National Cheese Day - Thursday, June 4
National Cheese Day, not to be confused with National Cheese Lover’s Day (January 20), is an opportunity to celebrate the thousands of varieties of cheese available today. Whether you prefer your cheese grilled into a sandwich, melted in a fondue pot, or alongside a well-paired glass of wine, you’re encouraged to enjoy it a little more than usual on June 4th.
Here are a few cheesy facts you can use to help celebrate:
- The U.S. is the second top producer of cheese in the world
- Of all 50 states, Wisconsin produces the most cheese in the U.S.
- On average, the French consume about 60 pounds of cheese per person, per year
- For comparison, Americans consume approximately 34 pounds of cheese per person, per year
- The top cheeses in the world are Parmigiano-Reggiano, Camembert, and Bavarian Swiss
National Ice Cream Day - Sunday, July 19
It’s no surprise that National Ice Cream Day is a July celebration. The unofficial holiday is a great reason to cool yourself from the summer heat. However you take it — one scoop or two, in a bowl or in a cone, indoors or outdoors — ice cream delivers a sweet treat enjoyed by people of all ages.
Unlike the other national dairy days on this list, observance of National Ice Cream Day is always celebrated on Sundays (just like how Thanksgiving is always celebrated on Thursday). Here in the U.S., you’ll find lots of ice cream shops offering sales and specials to help you celebrate.
National Chocolate Milkshake Day - Saturday, September 12
Here’s a bit of history for National Chocolate Milkshake Day… did you know that milkshakes date back to the late 1800s? That’s right, these sweet treats have been around well over 200 years! As you might’ve guessed, a great way to celebrate this holiday is by having your own chocolate milkshake.

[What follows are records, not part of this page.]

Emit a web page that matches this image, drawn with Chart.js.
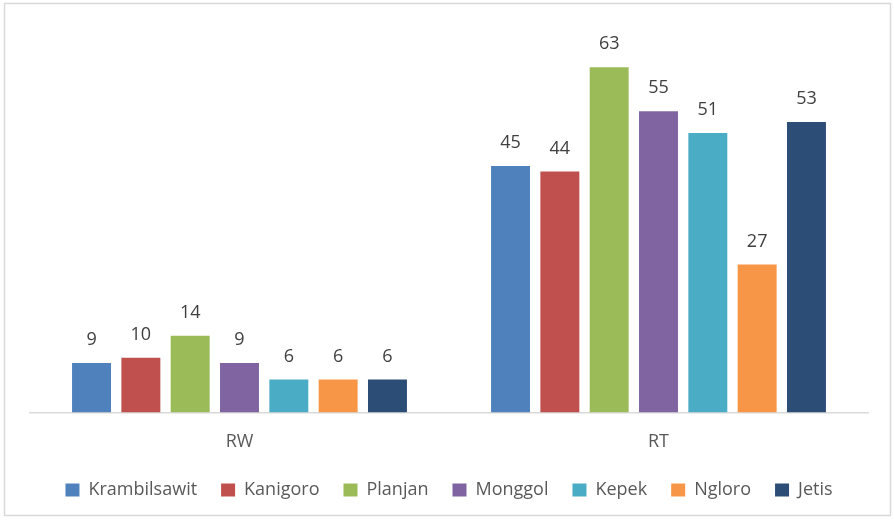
<!DOCTYPE html>
<html>
<head>
<meta charset="utf-8">
<style>
html,body{margin:0;padding:0;background:#fff;}
#wrap{width:894px;height:525px;position:relative;}
</style>
<script src="https://cdn.jsdelivr.net/npm/chart.js@4/dist/chart.umd.min.js"></script>
</head>
<body>
<div id="wrap"><canvas id="c" width="894" height="525"></canvas></div>
<script>
const categories = ["RW", "RT"];
const seriesNames = ["Krambilsawit", "Kanigoro", "Planjan", "Monggol", "Kepek", "Ngloro", "Jetis"];
const krambilsawit = [9, 45];
const kanigoro = [10, 44];
const planjan = [14, 63];
const monggol = [9, 55];
const kepek = [6, 51];
const ngloro = [6, 27];
const jetis = [6, 53];
const seriesColors = ["#4F81BD", "#C0504D", "#9BBB59", "#8064A2", "#4BACC6", "#F79646", "#2C4D75"];

const seriesValues = [krambilsawit, kanigoro, planjan, monggol, kepek, ngloro, jetis];

const FONT = "'Open Sans', 'Noto Sans', sans-serif";

const borderPlugin = {
  id: 'outerBorder',
  beforeDraw(chart) {
    const ctx = chart.ctx;
    ctx.save();
    ctx.fillStyle = '#fff';
    ctx.fillRect(0, 0, chart.width, chart.height);
    ctx.strokeStyle = '#d9d9d9';
    ctx.lineWidth = 1.5;
    ctx.strokeRect(4.5, 3.5, 886, 512);
    ctx.restore();
  }
};

const labelPlugin = {
  id: 'valueLabels',
  afterDatasetsDraw(chart) {
    const ctx = chart.ctx;
    ctx.save();
    ctx.font = "18px " + FONT;
    ctx.fillStyle = '#404040';
    ctx.textAlign = 'center';
    ctx.textBaseline = 'middle';
    chart.data.datasets.forEach((ds, i) => {
      const meta = chart.getDatasetMeta(i);
      meta.data.forEach((bar, j) => {
        ctx.fillText(String(ds.data[j]), bar.x, bar.y - 23);
      });
    });
    ctx.restore();
  }
};

new Chart(document.getElementById('c'), {
  type: 'bar',
  data: {
    labels: categories,
    datasets: seriesNames.map((name, i) => ({
      label: name,
      data: seriesValues[i],
      backgroundColor: seriesColors[i],
      borderWidth: 0,
      categoryPercentage: 0.824,
      barPercentage: 0.79
    }))
  },
  options: {
    responsive: false,
    animation: false,
    devicePixelRatio: 1,
    layout: { padding: { left: 30, right: 26, top: 29, bottom: 16 } },
    scales: {
      x: {
        grid: { display: false, drawTicks: false },
        border: { display: true, color: '#d9d9d9', width: 1.5 },
        ticks: { color: '#595959', font: { size: 18, family: FONT }, padding: 19 },
        afterFit(scale) { scale.height = scale.height - 15; }
      },
      y: {
        display: false,
        min: 0,
        max: 70
      }
    },
    plugins: {
      legend: {
        position: 'bottom',
        labels: {
          boxWidth: 14,
          boxHeight: 13,
          color: '#595959',
          font: { size: 18, family: FONT },
          padding: 24
        }
      },
      tooltip: { enabled: false }
    }
  },
  plugins: [borderPlugin, labelPlugin]
});
</script>
</body>
</html>
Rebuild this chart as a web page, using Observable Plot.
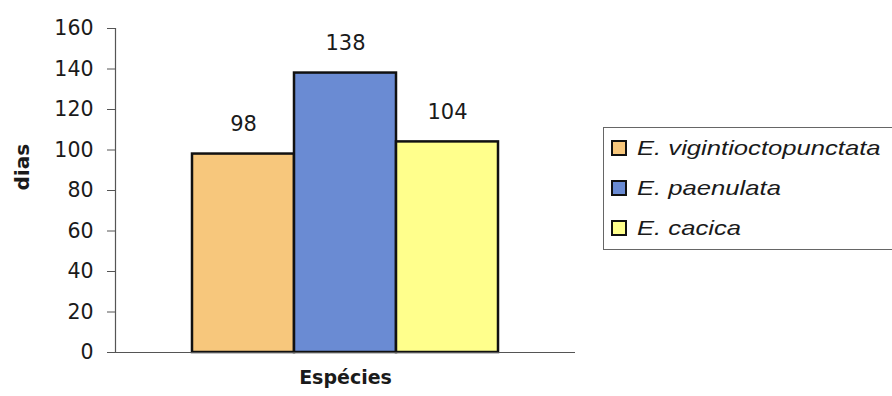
<!DOCTYPE html>
<html>
<head>
<meta charset="utf-8">
<script src="https://cdn.jsdelivr.net/npm/d3@7"></script>
<script src="https://cdn.jsdelivr.net/npm/@observablehq/plot@0.6"></script>
<style>
  html, body { margin: 0; padding: 0; background: #fff; }
  #wrap { position: relative; width: 892px; height: 396px; overflow: hidden; }
  #legend {
    position: absolute; left: 603px; top: 127px; width: 310px; height: 123px;
    box-sizing: border-box; border: 1.5px solid #666; background: #fff;
    font-family: "Liberation Sans", Arial, sans-serif; font-style: italic; font-size: 21px;
    color: #1a1a1a;
  }
  .row { display: flex; align-items: center; height: 40px; }
  .sw { width: 12px; height: 12px; border: 2px solid #111; margin-left: 7px; margin-right: 10px; flex: none; }
  .row span { display: inline-block; transform: scaleX(1.22); transform-origin: left center; }
</style>
</head>
<body>
<div id="wrap"><div id="legend"></div></div>
<script>
const species = ["E. vigintioctopunctata", "E. paenulata", "E. cacica"];
const days = [98, 138, 104];
const colors = ["#F7C77C", "#6A8BD3", "#FFFF8C"];
const yTicks = [0, 20, 40, 60, 80, 100, 120, 140, 160];
const yLabel = "dias";
const xLabel = "Espécies";

const data = species.map((s, i) => ({species: s, days: days[i]}));

const chart = Plot.plot({
  width: 892,
  height: 396,
  marginLeft: 115,
  marginRight: 317,
  marginTop: 28,
  marginBottom: 44,
  style: {fontFamily: "DejaVu Sans, sans-serif", fontSize: "20px", color: "#1a1a1a", background: "transparent"},
  x: {domain: species, paddingInner: 0, paddingOuter: 0.74, axis: null},
  y: {domain: [0, 160]},
  color: {domain: species, range: colors},
  marks: [
    Plot.frame({anchor: "left", stroke: "#555", strokeWidth: 1.2}),
    Plot.axisY({ticks: yTicks, tickSize: 8, tickPadding: 14, label: null, fontSize: 20.5, stroke: "#555"}),
    Plot.text([yLabel], {frameAnchor: "left", dx: -93, rotate: -90, fontWeight: "bold", fontSize: 20, fill: "#1a1a1a"}),
    Plot.text([xLabel], {frameAnchor: "bottom", dy: 31, fontWeight: "bold", fontSize: 19, fill: "#1a1a1a"}),
    Plot.barY(data, {x: "species", y: "days", fill: "species", stroke: "#111", strokeWidth: 2.5}),
    Plot.ruleY([0], {stroke: "#555", strokeWidth: 1.2}),
    Plot.text(data, {x: "species", y: "days", text: d => String(d.days), dy: -30, fontSize: 21, fill: "#1a1a1a"})
  ]
});
document.getElementById("wrap").prepend(chart);

const legend = document.getElementById("legend");
species.forEach((s, i) => {
  const row = document.createElement("div");
  row.className = "row";
  const sw = document.createElement("div");
  sw.className = "sw";
  sw.style.background = colors[i];
  const t = document.createElement("span");
  t.textContent = s;
  row.appendChild(sw);
  row.appendChild(t);
  legend.appendChild(row);
});
</script>
</body>
</html>
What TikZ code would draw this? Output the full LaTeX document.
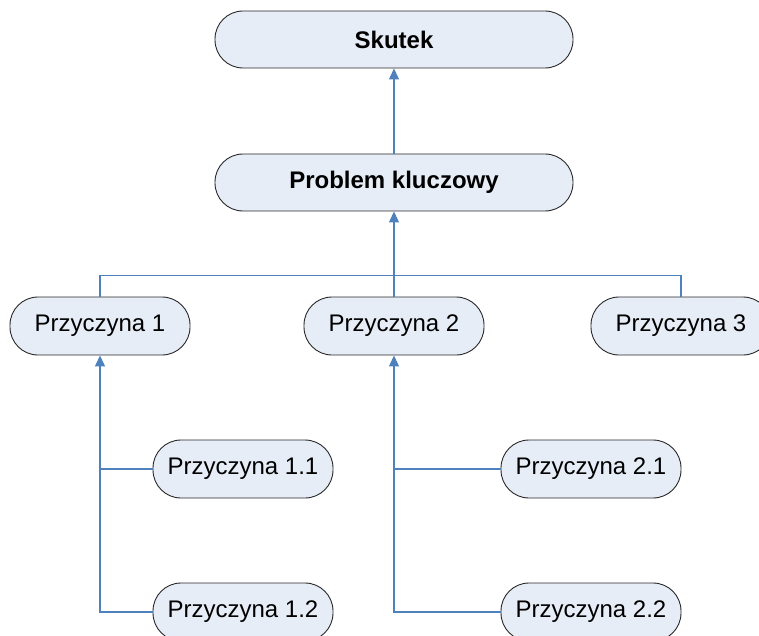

Whether you belly up to your favorite diner counter or make one at home, milkshakes are a delicious, handy treat. And if you don’t care for chocolate, don’t worry. You can celebrate National Vanilla Milkshake Day on June 20th.
Well, I hope this gives you enough opportunities to celebrate the dairy industry in 2020. Remember, these “holidays” aren’t meant to be taken too seriously, but celebrating them with your friends, family, or coworkers can be a great way to bring a smile to everyone’s face.